Addison noticed a similar energy from the students during his presentation.

“The questions and feedback I got from the students during my time there shows how intense they were, in a positive way,” he said.

For Shojai, augmenting the more traditional classroom setting with these relaxed forums and seeing his students engage on both levels is indicative of the program’s success. As such, he hopes to expand it to other industries for next year’s boot camp, including health care.

Expansion also means holding more boot camps throughout the year to service more students.

“We really want to make it scalable; in four days, we’re covering close to 800 students out of 1,800,” he said. “If we do a couple of these a year, we’ll literally cover everyone.”

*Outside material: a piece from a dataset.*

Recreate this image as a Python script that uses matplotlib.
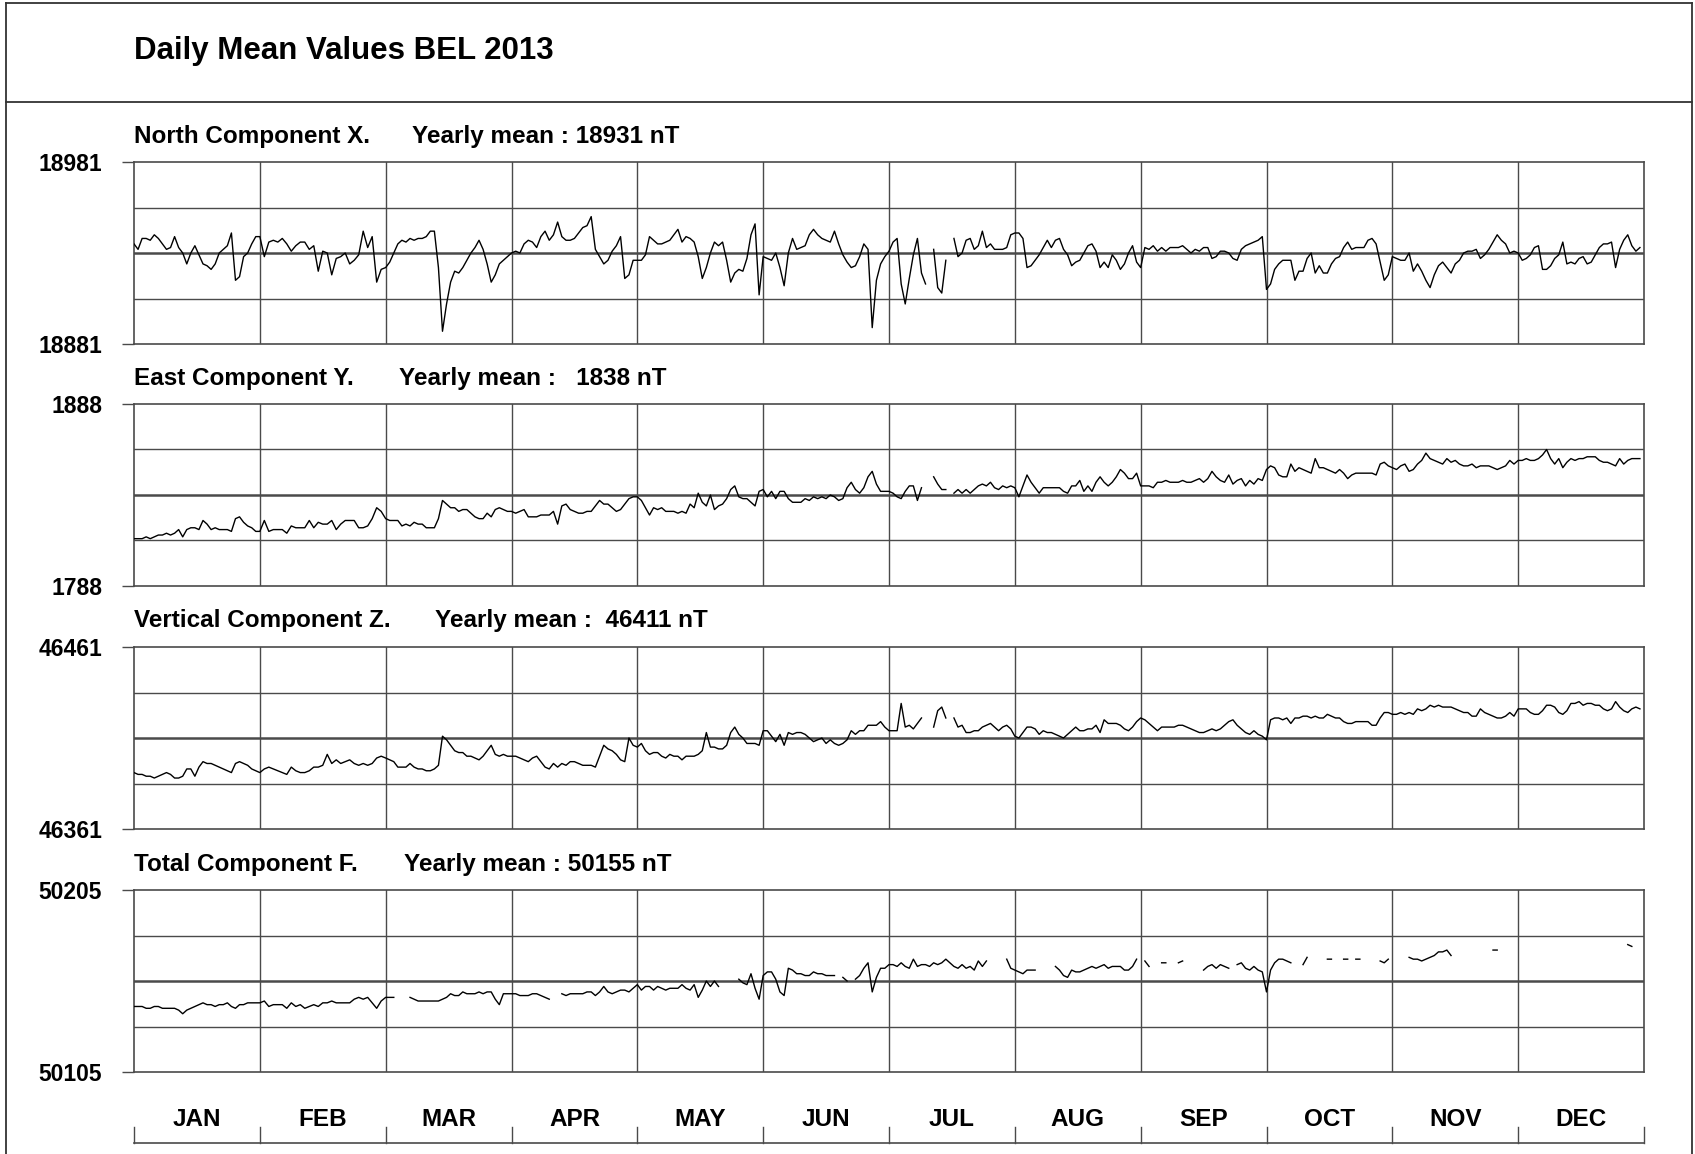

The business school has a business advisory and advancement board, which currently has 21 members. Shojai aims to raise that number to 40.

“We have great alumni who are very successful and we also have tons of good friends who are willing to help,” he said. “These are influential people in business.

“We have all these tremendous resources and, we know to be excellent, to achieve that high-quality business education, it would silly not to utilize these resources and bring them to our students.”

Shojai also understands that traffic on this bridge runs in both directions.

“It will help us help businesses as well, because we now understand what they are looking for in terms of the workforce development,” he said. “Also, helping with consultation as well as practice and policy-oriented questions as well.”

For Addison’s part, his engagement at the university has opened up possibilities for new, mutually beneficial relationships for the company at the school.

“By reaching out, they made the connection internally with me and, by doing it, now I have a connection with their director,” he said. “My goal is to give back to the community and meet new talent so that they might think about Blue Cross Blue Shield when they enter the corporate world.”